AI & Children's Data Compliance Checklist

COPPA, GDPR-K & UK AADC checklist for AI products used by minors

Assess your AI product's compliance with children's data protection across COPPA, GDPR Article 8, and the UK Age Appropriate Design Code — covering age assurance, verifiable parental consent, data minimisation, default privacy, and AI output safety. It runs free in your browser on Gera Tools, with nothing uploaded.

Last updated Source: Gera Tools

What ages count as a child under these rules?

COPPA applies to children under 13. GDPR Article 8 sets a digital consent age between 13 and 16 depending on the member state. The UK Age Appropriate Design Code applies to anyone likely to be accessed by users under 18, which is the broadest threshold.

AI and children’s data checklist

Building an AI product that minors will use raises the privacy stakes sharply. Children’s data is treated as high-risk across every major regime, and the rules do not just cover consent — they reach into defaults, design, profiling, and the safety of what the AI actually outputs. This checklist maps the core obligations of COPPA, GDPR Article 8, and the UK Age Appropriate Design Code so you can see where your product stands.

How it works

You enter your product type and target age range, then select the jurisdictions you serve. The checklist filters to the items that apply and separates critical requirements — age assurance, verifiable parental consent, data minimisation, deletion rights, a completed DPIA, AI output safety — from secondary ones. As you tick off what you have built, the tool tracks your score and flags the product as non-compliant while any critical item remains unmet. Every item is tagged with its legal basis so you know exactly which regime drives it.

How the three regimes differ

Understanding where each framework focuses helps you prioritise work:

COPPA (US, applies to children under 13) is primarily a consent regime. Its central requirement is verifiable parental consent before collecting personal information from a child. “Verifiable” means more than a checkbox — the FTC expects a mechanism that has a reasonable chance of actually reaching a parent: a signed form, a video call, a government ID check, or a credit card authorisation. COPPA also prohibits conditioning a child’s participation in an activity on disclosing more personal information than is reasonably necessary for that activity.

GDPR Article 8 (EU) sets the age of digital consent at between 13 and 16 depending on the member state (most set it at 16, with some at 13 or 14). Below that age, parental consent is required for processing based on consent. Article 8 interacts with broader GDPR principles — lawful basis, data minimisation, purpose limitation — which all apply with heightened scrutiny for children.

UK Age Appropriate Design Code (Children’s Code, AADC) takes a different approach: it applies to any service likely to be accessed by children under 18, not just services directed at them. The Code is design-led: it requires privacy by default, prohibits nudge techniques, mandates that geolocation be off by default, requires age-appropriate transparency, and explicitly addresses the design of AI systems that interact with children. It is the most demanding of the three in terms of product and UX design obligations.

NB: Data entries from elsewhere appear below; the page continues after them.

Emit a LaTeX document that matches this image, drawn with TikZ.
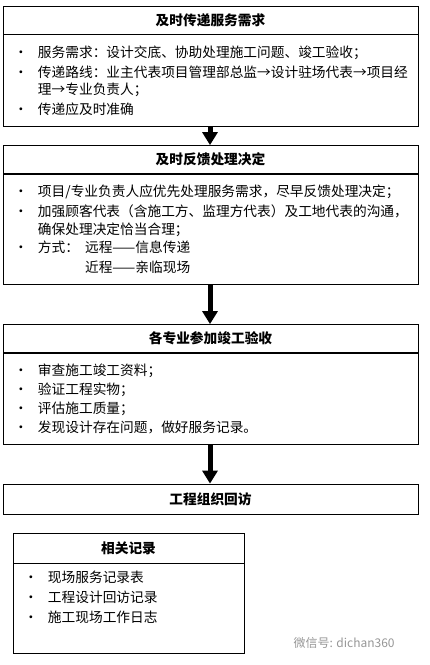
\documentclass[tikz,border=0pt]{standalone}
\usepackage{fontspec}
\usepackage{tikz}
\usepackage{xcolor}
\usetikzlibrary{arrows.meta,positioning}
\newfontfamily\cjk{Noto Sans CJK SC}
\definecolor{markGray}{RGB}{150,150,150}
\newcommand{\bul}{\makebox[24pt][l]{·}}
\newcommand{\wrp}{\hspace*{24pt}}

\begin{document}
\begin{tikzpicture}[
  x=1pt, y=1pt,
  every node/.style={font=\cjk},
  head/.style={
    draw, line width=0.8pt,
    minimum width=#1, minimum height=28pt,
    inner sep=0pt,
    font=\cjk\bfseries\fontsize{13.7}{16}\selectfont
  },
  head/.default=415pt,
  panel/.style={
    draw, line width=0.8pt,
    text width=#1, inner xsep=11pt, inner ysep=0pt,
    align=left,
    font=\cjk\fontsize{13.7}{20}\selectfont
  },
  panel/.default=393pt,
  flow/.style={
    line width=5pt,
    -{Triangle[width=15pt,length=13pt]}
  }
]
  \useasboundingbox (0,0) rectangle (430,-665);

  % stage 1
  \node[head] (t1) at (210.5,-20) {及时传递服务需求};
  \node[panel, minimum height=92pt, anchor=north] (b1) at (t1.south)
    {\bul 服务需求：设计交底、协助处理施工问题、竣工验收；\\
     \bul 传递路线：业主代表项目管理部总监→设计驻场代表→项目经\\[-3pt]
     \wrp 理→专业负责人；\\
     \bul 传递应及时准确};

  % stage 2
  \node[head] (t2) at (210.5,-159.5) {及时反馈处理决定};
  \node[panel, minimum height=110pt, anchor=north] (b2) at (t2.south)
    {\bul 项目/专业负责人应优先处理服务需求，尽早反馈处理决定；\\
     \bul 加强顾客代表（含施工方、监理方代表）及工地代表的沟通，\\[-2pt]
     \wrp 确保处理决定恰当合理；\\[-2pt]
     \bul 方式：\hspace{6pt}远程——信息传递\\
     \wrp\hphantom{方式：}\hspace{6pt}近程——亲临现场};

  % stage 3
  \node[head] (t3) at (210.5,-338.5) {各专业参加竣工验收};
  \node[panel, minimum height=91pt, anchor=north] (b3) at (t3.south)
    {\bul 审查施工竣工资料；\\[-1pt]
     \bul 验证工程实物；\\[-1pt]
     \bul 评估施工质量；\\[-1pt]
     \bul 发现设计存在问题，做好服务记录。};

  % stage 4
  \node[head, minimum height=30pt] (t4) at (210.5,-499) {工程组织回访};

  % records
  \node[head=231pt, minimum height=30pt] (t5) at (128.5,-548) {相关记录};
  \node[panel=209pt, minimum height=90pt, anchor=north] (b5) at (t5.south)
    {\bul 现场服务记录表\\
     \bul 工程设计回访记录\\
     \bul 施工现场工作日志\\[4pt]
     \mbox{}};

  \node[text=markGray, font=\cjk\fontsize{12}{14}\selectfont, anchor=west]
    (mark) at (290,-643) {微信号: dichan360};

  \draw[flow] (b1.south -| 210,0) -- (t2.north -| 210,0);
  \draw[flow] (b2.south -| 210,0) -- (t3.north -| 210,0);
  \draw[flow] (b3.south -| 210,0) -- (t4.north -| 210,0);
\end{tikzpicture}
\end{document}
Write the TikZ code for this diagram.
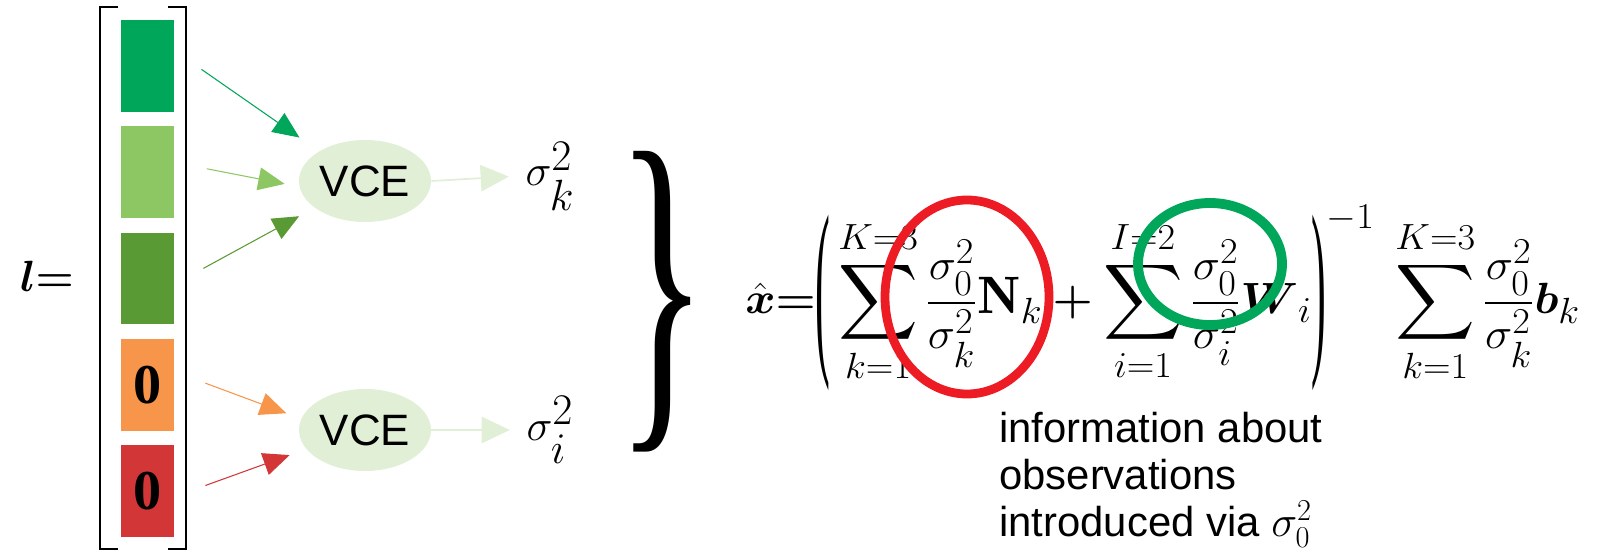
\documentclass[tikz,border=0pt]{standalone}
\usepackage{amsmath,amssymb}
\usepackage{fontspec}
\usepackage{xcolor}
\usepackage{tikz}
\usetikzlibrary{arrows.meta,calc,positioning,shapes.geometric}
\newfontfamily\sansf{Liberation Sans}
\newfontfamily\seriff{Liberation Serif}
\definecolor{obsA}{RGB}{0,166,90}
\definecolor{obsB}{RGB}{140,199,99}
\definecolor{obsC}{RGB}{90,154,52}
\definecolor{obsD}{RGB}{247,150,74}
\definecolor{obsE}{RGB}{210,54,54}
\definecolor{vcefill}{RGB}{225,239,215}
\definecolor{ringred}{RGB}{237,28,36}
\definecolor{ringgreen}{RGB}{0,166,90}
\newcommand{\tallparen}[1]{\vcenter{\hbox{\resizebox*{8pt}{100pt}{\seriff#1}}}}
\tikzset{
  obsbox/.style={rectangle,minimum width=1.06cm,minimum height=1.84cm,inner sep=0pt,font=\fontsize{32}{32}\seriff\bfseries},
  vce/.style={ellipse,fill=vcefill,minimum width=2.64cm,minimum height=1.64cm,inner sep=0pt,font=\fontsize{25}{25}\sansf},
  feed/.style={-{Triangle[length=15pt,width=13pt]},line width=0.6pt,shorten <=18.8pt},
  outarr/.style={-{Triangle[length=16pt,width=15pt]},vcefill,line width=1pt},
}
\begin{document}
\begin{tikzpicture}[x=0.02cm,y=-0.02cm]
  \useasboundingbox (0,0) rectangle (1604,553);
  % vector l
  \node[font=\fontsize{31}{31}\selectfont] (lvec) at (47,276) {$\boldsymbol{l}{\boldsymbol{=}}$};
  \draw[line width=0.6pt] (118,7) -- (100,7) -- (100,549) -- (118,549);
  \draw[line width=0.6pt] (168,7) -- (186,7) -- (186,549) -- (168,549);
  \foreach \i/\c/\z in {1/obsA/,2/obsB/,3/obsC/,4/obsD/0,5/obsE/0}
    \node[obsbox,fill=\c] (b\i) at (147.5,{66+106.25*(\i-1)}) {\z};
  % variance component estimation
  \node[vce] (v1) at (365,181) {VCE};
  \node[vce] (v2) at (365,430) {VCE};
  \draw[feed,obsA,shorten >=13.6pt] (b1.30) -- (v1.147);
  \draw[feed,obsB,shorten >=8.5pt] (b2.20) -- (v1.185);
  \draw[feed,obsC,shorten >=10pt] (b3.-12) -- (v1.208);
  \draw[feed,obsD,shorten >=9pt] (b4.26) -- (v2.170);
  \draw[feed,obsE,shorten >=10pt] (b5.-12) -- (v2.198);
  \node[font=\fontsize{34}{34}\selectfont] (sk) at (550,176) {$\sigma_k^2$};
  \node[font=\fontsize{34}{34}\selectfont] (si) at (550,430) {$\sigma_i^2$};
  \draw[outarr,shorten >=6pt] (v1.east) -- (sk.west);
  \draw[outarr,shorten >=6pt] (v2.east) -- (si.west);
  \node[inner sep=0pt] (brace) at (662,302) {\resizebox*{52pt}{171pt}{\seriff\}}};
  % estimate
  \node[anchor=west,inner sep=0pt,font=\fontsize{30}{30}\selectfont] (xhat) at (745,298) {\scalebox{1.05}[1]{$\displaystyle
    \hat{\boldsymbol{x}}{\boldsymbol{=}}\mathopen{\tallparen(}\,\sum_{k=1}^{K=3}\frac{\sigma_0^2}{\sigma_k^2}\mathbf{N}_k
    \boldsymbol{+}\sum_{i=1}^{I=2}\frac{\sigma_0^2}{\sigma_i^2}\boldsymbol{W}_i\mathclose{\tallparen)}^{-1}\;
    \sum_{k=1}^{K=3}\frac{\sigma_0^2}{\sigma_k^2}\boldsymbol{b}_k$}};
  \draw[ringred,line width=5pt] (967,297) ellipse [x radius=82,y radius=97];
  \draw[ringgreen,line width=5.6pt] (1210,264) ellipse [x radius=72,y radius=61];
  \node[anchor=north west,inner sep=0pt,align=left,font=\fontsize{23.8}{26.7}\sansf] (info) at (999,412)
    {information about\\observations\\introduced via $\sigma_0^2$};
\end{tikzpicture}
\end{document}
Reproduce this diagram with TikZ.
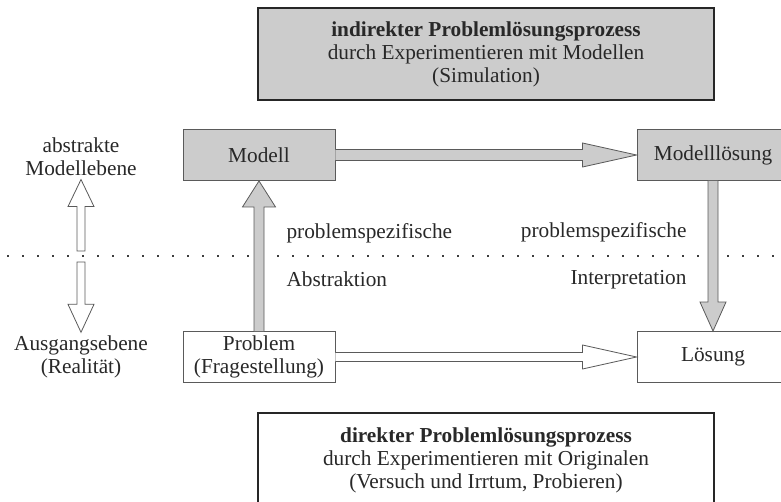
\documentclass[tikz,border=0pt]{standalone}
\usepackage{fontspec}
\setmainfont{Liberation Serif}
\usetikzlibrary{calc, positioning}
\definecolor{boxgray}{HTML}{CCCCCC}
\definecolor{edge}{HTML}{5A5A5A}
\definecolor{txt}{HTML}{282828}
\tikzset{
	px/.style={x=1pt,y=-1pt},
	box/.style={
		rectangle,
		draw=edge, line width=0.9pt,
		fill=boxgray,
		text=txt, align=center,
		inner sep=0pt,
		minimum width=152pt, minimum height=51pt
	},
	box white/.style={box, fill=white},
	frame/.style={
		rectangle,
		draw=black!85, line width=1.6pt,
		fill=boxgray,
		text=txt, align=center,
		inner sep=0pt,
		minimum width=456pt, minimum height=92pt
	},
	lbl/.style={text=txt, align=center},
	fat arrow/.style={draw=edge, fill=boxgray, line width=0.8pt, line join=miter},
	fat arrow white/.style={fat arrow, fill=white}
}

\begin{document}
\begin{tikzpicture}[px, font=\fontsize{21.3}{23}\selectfont]

	\useasboundingbox (0,0) rectangle (781,502);
	\clip (0,0) rectangle (781,502);

	%% level separator
	\foreach \x in {8.3,23.3,...,781}
		{\fill[txt!90] ($(\x,256)+(-1.1,-1.1)$) rectangle ++(2.2,2.2);}

	%% boxes
	\node[frame]				(indir)	at (486,54)		{\textbf{indirekter Problemlösungsprozess}\\durch Experimentieren mit Modellen\\(Simulation)};
	\node[frame,fill=white,minimum height=94pt]	(dir)	at (486,460)	{\textbf{direkter Problemlösungsprozess}\\durch Experimentieren mit Originalen\\(Versuch und Irrtum, Probieren)};

	\node[box]					(modell)	at (259,155)	{Modell};
	\node[box]					(mlsg)		at (713,155)	{Modelllösung};
	\node[box white]			(prob)		at (259,357)	{\fontsize{21.3}{21.5}\selectfont Problem\\(Fragestellung)};
	\node[box white]			(lsg)		at (713,357)	{Lösung};

	%% level labels
	\node[lbl]					(abstr)	at (81,157)		{abstrakte\\Modellebene};
	\node[lbl]					(ausg)		at (81,357)		{Ausgangsebene\\(Realität)};

	%% arrow labels
	\node[lbl,anchor=base west]	(spez1)	at (283,239)	{problemspezifische};
	\node[lbl,anchor=base west]	(abstrakt)	at (283,287)	{Abstraktion};
	\node[lbl,anchor=base east]	(spez2)	at (690,238)	{problemspezifische};
	\node[lbl,anchor=base east]	(interp)	at (690,285)	{Interpretation};

	%% Modell -> Modelllösung
	\draw[fat arrow] ($(modell.east)+(0,-5.5)$) -- ($(mlsg.west)+(-54,-5.5)$) -- ($(mlsg.west)+(-54,-12)$)
		-- (mlsg.west) -- ($(mlsg.west)+(-54,12)$) -- ($(mlsg.west)+(-54,5.5)$) -- ($(modell.east)+(0,5.5)$);

	%% Problem -> Modell
	\draw[fat arrow] ($(prob.north)+(-5,0)$) -- ($(modell.south)+(-5,26)$) -- ($(modell.south)+(-16.5,26)$)
		-- (modell.south) -- ($(modell.south)+(16.5,26)$) -- ($(modell.south)+(5,26)$) -- ($(prob.north)+(5,0)$);

	%% Modelllösung -> Lösung
	\draw[fat arrow] ($(mlsg.south)+(-5,0)$) -- ($(lsg.north)+(-5,-29)$) -- ($(lsg.north)+(-13,-29)$)
		-- (lsg.north) -- ($(lsg.north)+(13,-29)$) -- ($(lsg.north)+(5,-29)$) -- ($(mlsg.south)+(5,0)$);

	%% Problem -> Lösung
	\draw[fat arrow white] ($(prob.east)+(0,-4.5)$) -- ($(lsg.west)+(-54,-4.5)$) -- ($(lsg.west)+(-54,-12)$)
		-- (lsg.west) -- ($(lsg.west)+(-54,12)$) -- ($(lsg.west)+(-54,4.5)$) -- ($(prob.east)+(0,4.5)$);

	%% level arrows
	\coordinate (upend)	at (81,251);
	\coordinate (dnend)	at (81,262);
	\draw[fat arrow white] ($(upend)+(-4,0)$) -- ($(abstr.south)+(-4,27)$) -- ($(abstr.south)+(-13,27)$)
		-- (abstr.south) -- ($(abstr.south)+(13,27)$) -- ($(abstr.south)+(4,27)$) -- ($(upend)+(4,0)$) -- cycle;
	\draw[fat arrow white] ($(dnend)+(-4,0)$) -- ($(ausg.north)+(-4,-28)$) -- ($(ausg.north)+(-13,-28)$)
		-- (ausg.north) -- ($(ausg.north)+(13,-28)$) -- ($(ausg.north)+(4,-28)$) -- ($(dnend)+(4,0)$) -- cycle;

\end{tikzpicture}
\end{document}
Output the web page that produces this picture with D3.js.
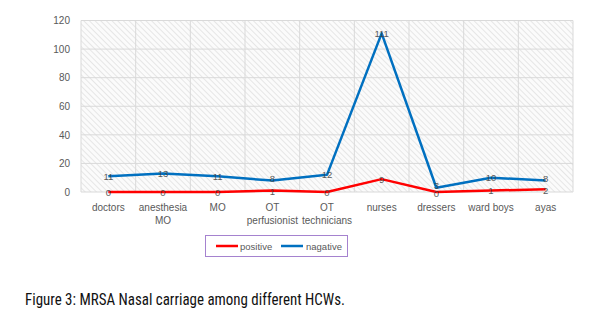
<!DOCTYPE html>
<html><head><meta charset="utf-8">
<script src="https://cdn.jsdelivr.net/npm/d3@7"></script>
<style>body{margin:0;background:#fff;}svg{display:block;}</style>
</head><body>
<script>
const categories = [["doctors"],["anesthesia","MO"],["MO"],["OT","perfusionist"],["OT","technicians"],["nurses"],["dressers"],["ward boys"],["ayas"]];
const positive = [0,0,0,1,0,9,0,1,2];
const negative = [11,13,11,8,12,111,3,10,8];
const yTicks = [0,20,40,60,80,100,120];
const seriesNames = ["positive","nagative"];
const caption = "Figure 3: MRSA Nasal carriage among different HCWs.";

const W=598,H=325;
const svg=d3.select("body").append("svg").attr("width",W).attr("height",H);
const defs=svg.append("defs");
const pat=defs.append("pattern").attr("id","hatch").attr("patternUnits","userSpaceOnUse")
  .attr("width",4).attr("height",4).attr("patternTransform","rotate(-45)");
pat.append("rect").attr("width",4).attr("height",4).attr("fill","#fbfbfb");
pat.append("line").attr("x1",0).attr("y1",0).attr("x2",0).attr("y2",4).attr("stroke","#dedede").attr("stroke-width",1.4);

const L=81,R=573,T=20.5,B=192;
const x=d3.scaleBand().domain(d3.range(categories.length)).range([L,R]);
const y=d3.scaleLinear().domain([0,120]).range([B,T]);

svg.append("rect").attr("x",L).attr("y",T).attr("width",R-L).attr("height",B-T).attr("fill","url(#hatch)");

const g=svg.append("g");
g.selectAll(".hg").data(yTicks).join("line").attr("x1",L).attr("x2",R)
  .attr("y1",d=>y(d)).attr("y2",d=>y(d)).attr("stroke","#d9d9d9").attr("stroke-width",1);
g.selectAll(".vg").data(d3.range(categories.length+1)).join("line")
  .attr("x1",i=>i<categories.length?x(i):R).attr("x2",i=>i<categories.length?x(i):R)
  .attr("y1",T).attr("y2",B).attr("stroke","#d9d9d9").attr("stroke-width",1);

const yAxis=d3.axisLeft(y).tickValues(yTicks).tickSize(0).tickPadding(11);
const ya=svg.append("g").attr("transform",`translate(${L},0)`).call(yAxis);
ya.select(".domain").remove();
ya.selectAll("text").attr("fill","#595959").style("font-family","'Liberation Sans',Arial,sans-serif").style("font-size","10px");

const xAxis=d3.axisBottom(x).tickSize(0).tickFormat(()=> "");
const xa=svg.append("g").attr("transform",`translate(0,${B})`).call(xAxis);
xa.select(".domain").remove();
xa.selectAll(".tick").each(function(i){
  const t=d3.select(this).append("text").attr("fill","#595959").attr("text-anchor","middle")
    .style("font-family","'Liberation Sans',Arial,sans-serif").style("font-size","10px");
  categories[i].forEach((s,k)=>t.append("tspan").attr("x",0).attr("y",19+k*13).text(s));
});

const cx=i=>x(i)+x.bandwidth()/2;
const line=d3.line().x((d,i)=>cx(i)).y(d=>y(d));
const colors=["#ff0000","#0070c0"];
[positive,negative].forEach((s,k)=>{
  svg.append("path").datum(s).attr("d",line).attr("fill","none").attr("stroke",colors[k])
    .attr("stroke-width",2.5).attr("stroke-linejoin","round");
});
[positive,negative].forEach((s,k)=>{
  svg.append("g").selectAll("text").data(s).join("text")
    .attr("x",(d,i)=>cx(i)).attr("y",(d,i)=>y(d)+3.5-(k===1 && d-positive[i]<8 ? 2 : 0)+(k===0 && negative[i]-d<8 ? 1 : 0)).attr("text-anchor","middle")
    .attr("fill","#404040").attr("opacity",0.85)
    .style("font-family","'Liberation Sans',Arial,sans-serif").style("font-size","9.5px").text(d=>d);
});

// legend
const lg=svg.append("g");
lg.append("rect").attr("x",205.5).attr("y",235.5).attr("width",142).attr("height",21)
  .attr("fill","#fff").attr("stroke","#a582cf").attr("stroke-width",1);
const items=[{x:216,tx:240},{x:281,tx:306}];
items.forEach((it,k)=>{
  lg.append("line").attr("x1",it.x).attr("x2",it.x+22).attr("y1",246).attr("y2",246)
    .attr("stroke",colors[k]).attr("stroke-width",2.5);
  lg.append("text").attr("x",it.tx).attr("y",249.5).attr("fill","#595959")
    .style("font-family","'Liberation Sans',Arial,sans-serif").style("font-size","9.5px").text(seriesNames[k]);
});

svg.append("text").attr("x",25).attr("y",305).attr("fill","#111")
  .style("font-family","'Liberation Sans Narrow','Roboto Condensed','Liberation Sans',Arial,sans-serif")
  .style("font-size","16.5px").attr("textLength",320).attr("lengthAdjust","spacingAndGlyphs").text(caption);
</script>
</body></html>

AI-specific obligations beyond data collection

For AI products, the checklist extends beyond what data you collect to what the AI can do:

  • Content safety. What can the AI say to a child? Content filters and output guardrails are treated as first-class safety requirements, not optional add-ons.
  • Behavioural design. The AADC prohibits AI personalisation that could be damaging to a child’s physical or mental health. Recommendation systems, engagement mechanics, and notification designs that might be appropriate for adults require scrutiny when minors are in scope.
  • Profiling for advertising. COPPA prohibits targeted advertising to children under 13 without prior parental consent. The AADC bans profiling children for commercial purposes unless strictly necessary for the service’s core function.
  • Training on children’s data. Using children’s interaction data to train or fine-tune AI models is a significant compliance risk without a specific documented lawful basis and robust safeguards.

Tips and notes

  • Default to the strictest regime. If you serve the UK or EU as well as the US, the AADC’s high-privacy defaults and no-profiling rules are usually the binding constraint — build to those and the others tend to follow.
  • Guard the AI output, not just the input. A children’s product is judged on what the model can say to a child, not only on what data you collect. Content filtering and guardrails are a first-class requirement.
  • Document a DPIA early. A data protection impact assessment is expected for child-facing AI and is the artefact a regulator will ask for first.